February 26, 2012 [Platts] - Rangeland Energy has again expanded the capacity of its independent Bakken crude oil rail terminal in North Dakota to meet quickly growing demand ahead of its delayed opening, slated for the second half of May, company President and CEO Chris Keene said Friday.
“Our market has expanded dramatically,” Keene said in a telephone interview.
The Sugar Land, Texas-based company has already inked long-term deals with Tesoro, Flint Hills and Sunoco Logistics, and is in the final stages for securing contracts with several other companies, he said.
“This business model is really playing out,” Keene said, describing the terminal as a “mini-Cushing”, that is already bringing buyers and sellers together. “[The terminal’s capacity] will be sold out before we go into service.”
The Crude Oil Terminal, or COLT, Hub, to be located in Williams County, will be the Williston Basin’s first independent, open-access terminal, and will provide over 100,000 b/d of takeaway capacity, according to Rangeland.
The terminal’s anticipated first quarter opening was postponed after the heavy rains of last May and June put construction 45 days behind schedule, Keene said. “It was a big mud pit,” he said.
The 300-acre site has added two more 120,000-barrel crude storage tanks to the existing three tanks of the same size at the terminal and its double concentric rail loops, each with nearly two miles of rail line, will be slated to handle two 120-car unit trains daily.
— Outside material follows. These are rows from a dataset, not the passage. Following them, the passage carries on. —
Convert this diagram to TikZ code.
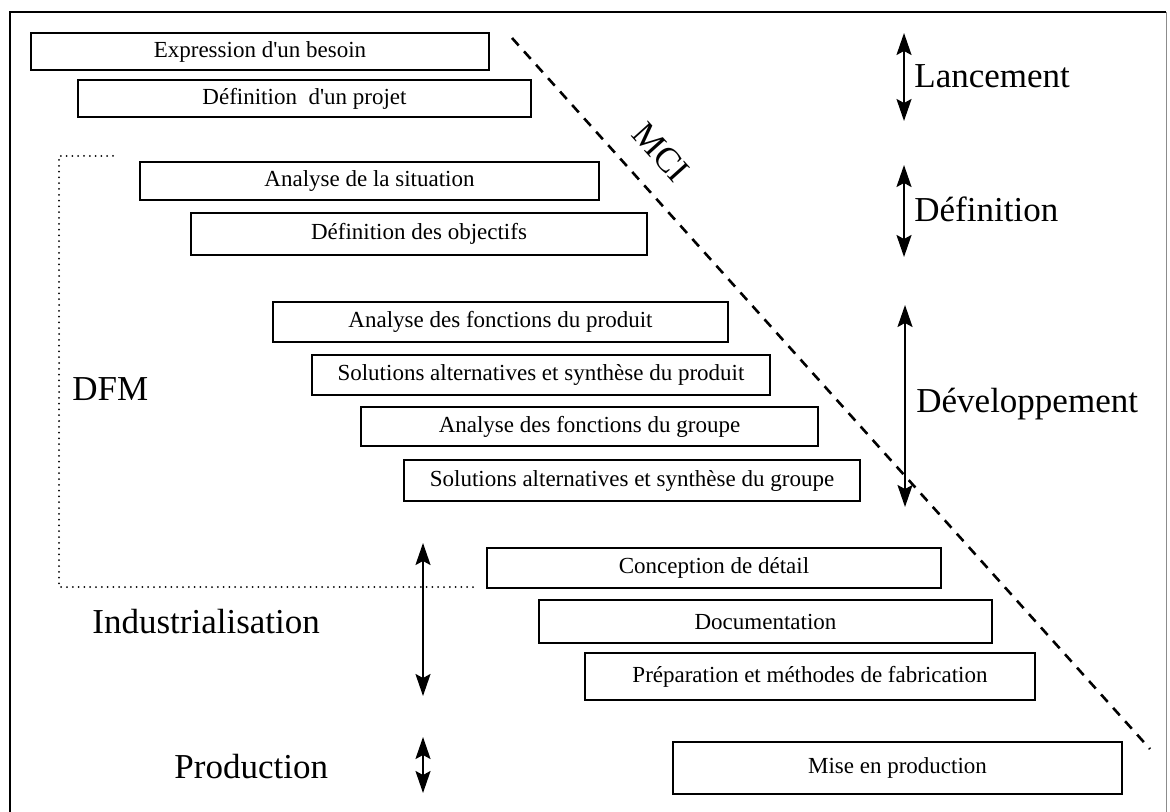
\documentclass[tikz,border=0pt]{standalone}
\usepackage{fontspec}
\setmainfont{Liberation Serif}[Ligatures=TeXOff]
\usetikzlibrary{arrows.meta}
\tikzset{
  px/.style={x=0.5pt,y=-0.5pt},
  stepbox/.style={draw=black,line width=1.1pt,inner sep=0pt,anchor=center,
    font=\fontsize{11.5}{13}\selectfont},
  phase/.style={inner sep=0pt,font=\fontsize{17.5}{20}\selectfont},
  darrow/.style={line width=1pt,{Stealth[length=11pt,width=7.5pt,inset=2pt]}-{Stealth[length=11pt,width=7.5pt,inset=2pt]}},
  mciline/.style={line width=1.3pt,dash pattern=on 5pt off 4pt},
  dfmline/.style={line width=1pt,line cap=round,dash pattern=on 0pt off 2.9pt},
  frameline/.style={line width=1.4pt,black},
}
\begin{document}
\begin{tikzpicture}[px]
\useasboundingbox (0,0) rectangle (1170,812);
% frame
\coordinate (fBL) at (10,830);
\coordinate (fTL) at (10,12);
\coordinate (fTR) at (1166,12);
\coordinate (fBR) at (1166,830);
\draw[frameline] (fBL) -- (fTL) -- (fTR);
\draw[line width=0.5pt,black!45] (fTR) -- (fBR);

% DFM dotted outline
\coordinate (d1) at (113,156);
\coordinate (d2) at (59,156);
\coordinate (d3) at (59,587);
\coordinate (d4) at (478,587);
\draw[dfmline] (d1) -- (d2) -- (d3) -- (d4);

% MCI dashed line
\coordinate (mciA) at (512,38);
\coordinate (mciB) at (1150,749);
\draw[mciline] (mciA) -- (mciB);
\node[phase,rotate=-48] (mci) at (661,152) {MCI};

% boxes
\node[stepbox,minimum width=229pt,minimum height=18.5pt] (b1) at (260,51.5) {Expression d'un besoin};
\node[stepbox,minimum width=226.5pt,minimum height=18.5pt] (b2) at (304.5,98.5) {Définition\ \ d'un projet};
\node[stepbox,minimum width=229.5pt,minimum height=19pt] (b3) at (369.5,181) {Analyse de la situation};
\node[stepbox,minimum width=228pt,minimum height=21pt] (b4) at (419,234) {Définition des objectifs};
\node[stepbox,minimum width=227.5pt,minimum height=20pt] (b5) at (500.5,322) {Analyse des fonctions du produit};
\node[stepbox,minimum width=229pt,minimum height=20pt] (b6) at (541,375) {Solutions alternatives et synthèse du produit};
\node[stepbox,minimum width=228.5pt,minimum height=19.5pt] (b7) at (589.5,426.5) {Analyse des fonctions du groupe};
\node[stepbox,minimum width=228pt,minimum height=20.5pt] (b8) at (632,480.5) {Solutions alternatives et synthèse du groupe};
\node[stepbox,minimum width=227pt,minimum height=20pt] (b9) at (714,568) {Conception de détail};
\node[stepbox,minimum width=226.5pt,minimum height=21.5pt] (b10) at (765.5,621.5) {Documentation};
\node[stepbox,minimum width=225pt,minimum height=23.5pt] (b11) at (810,676.5) {Préparation et méthodes de fabrication};
\node[stepbox,minimum width=224.5pt,minimum height=26pt] (b12) at (897.5,768) {Mise en production};

% phase arrows
\coordinate (lanT) at (904,33);   \coordinate (lanB) at (904,121);
\coordinate (defT) at (904,165);  \coordinate (defB) at (904,257);
\coordinate (devT) at (905,305);  \coordinate (devB) at (905,507);
\coordinate (indT) at (423,543);  \coordinate (indB) at (423,696);
\coordinate (proT) at (423,737);  \coordinate (proB) at (423,793);
\draw[darrow] (lanT) -- (lanB);
\draw[darrow] (defT) -- (defB);
\draw[darrow] (devT) -- (devB);
\draw[darrow] (indT) -- (indB);
\draw[darrow] (proT) -- (proB);

% phase labels
\node[phase,anchor=base west] (lan) at (914,88) {Lancement};
\node[phase,anchor=base west] (def) at (914,222) {Définition};
\node[phase,anchor=base west] (dev) at (916,412) {Développement};
\node[phase,anchor=base west] (ind) at (92,633) {Industrialisation};
\node[phase,anchor=base west] (pro) at (174,778) {Production};
\node[phase,anchor=base west] (dfm) at (72,400) {DFM};
\end{tikzpicture}
\end{document}
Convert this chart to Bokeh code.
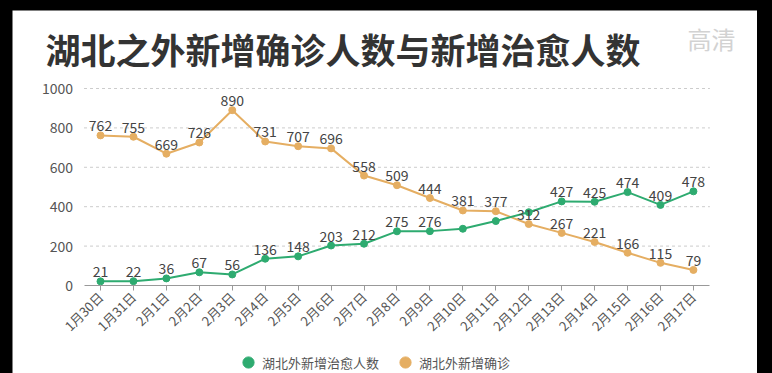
from math import pi
from bokeh.plotting import figure
from bokeh.models import (ColumnDataSource, FixedTicker, Range1d, Legend,
                          LegendItem, Label)
from bokeh.embed import file_html
from bokeh.resources import INLINE

# ---------------- data ----------------
dates = ["1月30日", "1月31日", "2月1日", "2月2日", "2月3日", "2月4日", "2月5日",
         "2月6日", "2月7日", "2月8日", "2月9日", "2月10日", "2月11日", "2月12日",
         "2月13日", "2月14日", "2月15日", "2月16日", "2月17日"]
confirmed = [762, 755, 669, 726, 890, 731, 707, 696, 558, 509, 444, 381, 377,
             312, 267, 221, 166, 115, 79]
cured = [21, 22, 36, 67, 56, 136, 148, 203, 212, 275, 276, 288, 327, 372,
         427, 425, 474, 409, 478]
cured_hidden_labels = ["2月10日", "2月11日", "2月12日"]
y_ticks = [0, 200, 400, 600, 800, 1000]

title_text = "湖北之外新增确诊人数与新增治愈人数"
watermark_text = "高清"
name_cured = "湖北外新增治愈人数"
name_confirmed = "湖北外新增确诊"

FONT = "Noto Sans CJK SC"
GREEN = "#2eab70"
ORANGE = "#e5ae62"
LABEL_C = "#444444"
AXIS_C = "#555555"

xs = list(range(len(dates)))
src_o = ColumnDataSource(dict(x=xs, y=confirmed, t=[str(v) for v in confirmed]))
src_g = ColumnDataSource(dict(x=xs, y=cured, t=[str(v) for v in cured]))
gl = [(i, v) for i, d, v in zip(xs, dates, cured) if d not in cured_hidden_labels]
src_gl = ColumnDataSource(dict(x=[i for i, _ in gl], y=[v for _, v in gl],
                               t=[str(v) for _, v in gl]))
lo, hi = -0.5, len(dates) - 0.5
src_grid = ColumnDataSource(dict(x0=[lo] * (len(y_ticks) - 1),
                                 x1=[hi] * (len(y_ticks) - 1), y=y_ticks[1:]))

# the frame covers the whole white panel; both axes are pinned inside it
p = figure(width=745, height=363, x_range=Range1d(-2.6715, 19.945),
           y_range=Range1d(-446.7, 1395.9), output_backend="svg",
           toolbar_location=None, min_border_left=0, min_border_right=0,
           min_border_top=0, min_border_bottom=0)
p.outline_line_color = None
p.outline_line_alpha = 0
p.background_fill_color = "white"
p.border_fill_color = "white"
p.xgrid.visible = False
p.ygrid.visible = False

# y axis
p.yaxis.fixed_location = lo
p.yaxis.ticker = FixedTicker(ticks=y_ticks)
p.yaxis.axis_line_color = None
p.yaxis.major_tick_line_color = None
p.yaxis.minor_tick_line_color = None
p.yaxis.major_label_text_font = FONT
p.yaxis.major_label_text_font_size = "14px"
p.yaxis.major_label_text_color = AXIS_C
p.yaxis.major_label_standoff = 5

# x axis
p.xaxis.fixed_location = 0
p.xaxis.bounds = (lo, hi)
p.xaxis.ticker = FixedTicker(ticks=xs)
p.xaxis.major_label_overrides = {i: d for i, d in zip(xs, dates)}
p.xaxis.axis_line_color = "#999999"
p.xaxis.major_tick_line_color = "#999999"
p.xaxis.minor_tick_line_color = None
p.xaxis.major_tick_out = 5
p.xaxis.major_tick_in = 0
p.xaxis.major_label_orientation = pi / 4
p.xaxis.major_label_text_font = FONT
p.xaxis.major_label_text_font_size = "13px"
p.xaxis.major_label_text_color = AXIS_C
p.xaxis.major_label_standoff = 4

# dashed value grid
p.segment("x0", "y", "x1", "y", source=src_grid, line_color="#cccccc",
          line_dash="3 3", line_width=1)

# series
p.line("x", "y", source=src_o, color=ORANGE, line_width=2)
p.line("x", "y", source=src_g, color=GREEN, line_width=2)
r_o = p.scatter("x", "y", source=src_o, size=7, color=ORANGE)
r_g = p.scatter("x", "y", source=src_g, size=7, color=GREEN)

for s in (src_o, src_gl):
    p.text("x", "y", text="t", source=s, text_align="center", text_baseline="bottom",
           y_offset=-4, text_font_size="14px", text_color=LABEL_C,
           text_font={"value": FONT})

# title and watermark
p.add_layout(Label(x=33, y=325, x_units="screen", y_units="screen", text=title_text,
                   text_font=FONT, text_font_size="35px", text_font_style="bold",
                   text_color="#333333", text_baseline="middle"))
p.add_layout(Label(x=675, y=335, x_units="screen", y_units="screen",
                   text=watermark_text, text_font=FONT, text_font_size="24px",
                   text_color="#d2d2d2", text_baseline="middle"))

legend = Legend(items=[LegendItem(label=name_cured, renderers=[r_g]),
                       LegendItem(label=name_confirmed, renderers=[r_o])],
                location=(222, -3), orientation="horizontal", glyph_width=28,
                glyph_height=28, label_standoff=0, spacing=12, padding=0, margin=0,
                border_line_color=None, background_fill_alpha=0,
                label_text_font=FONT, label_text_font_size="13px",
                label_text_color=AXIS_C)
p.add_layout(legend)

try:
    from jinja2 import Template
    tmpl = Template("{% extends base %}\n{% block postamble %}"
                    "<style>html,body{background:#000 !important;}"
                    "body{padding:10px 0 0 12px !important;overflow:hidden;}</style>"
                    "{% endblock %}")
    html = file_html(p, INLINE, template=tmpl)
except Exception:
    html = file_html(p, INLINE)
open("out.html", "w").write(html)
Each car can carry 680 barrels of crude.
Though that means a potential of 14 unit trains per week, with up to 114,240 barrels/week possible, the actual volume is likely to be less given the constraints of the greater region’s rail system.
The terminal’s capacity had already been expanded in May from its original plans last February, to meet the demand for Bakken crude infrastructure.
The company has completed the 21-mile, 10-inch connector line that will transport from the COLT terminal 70,000 b/d of Bakken crude into the Enbridge and Tesoro pipeline systems at the Beaver Lodge/Ramberg junction, just south of Tioga, North Dakota.
A sixth 120,000-barrel storage tank has been added for the overall project, at that junction.
At the main terminal, three tanks have been completed and await hydro-testing in March, a fourth is under construction, and the fifth has just had its foundations placed, Keene said.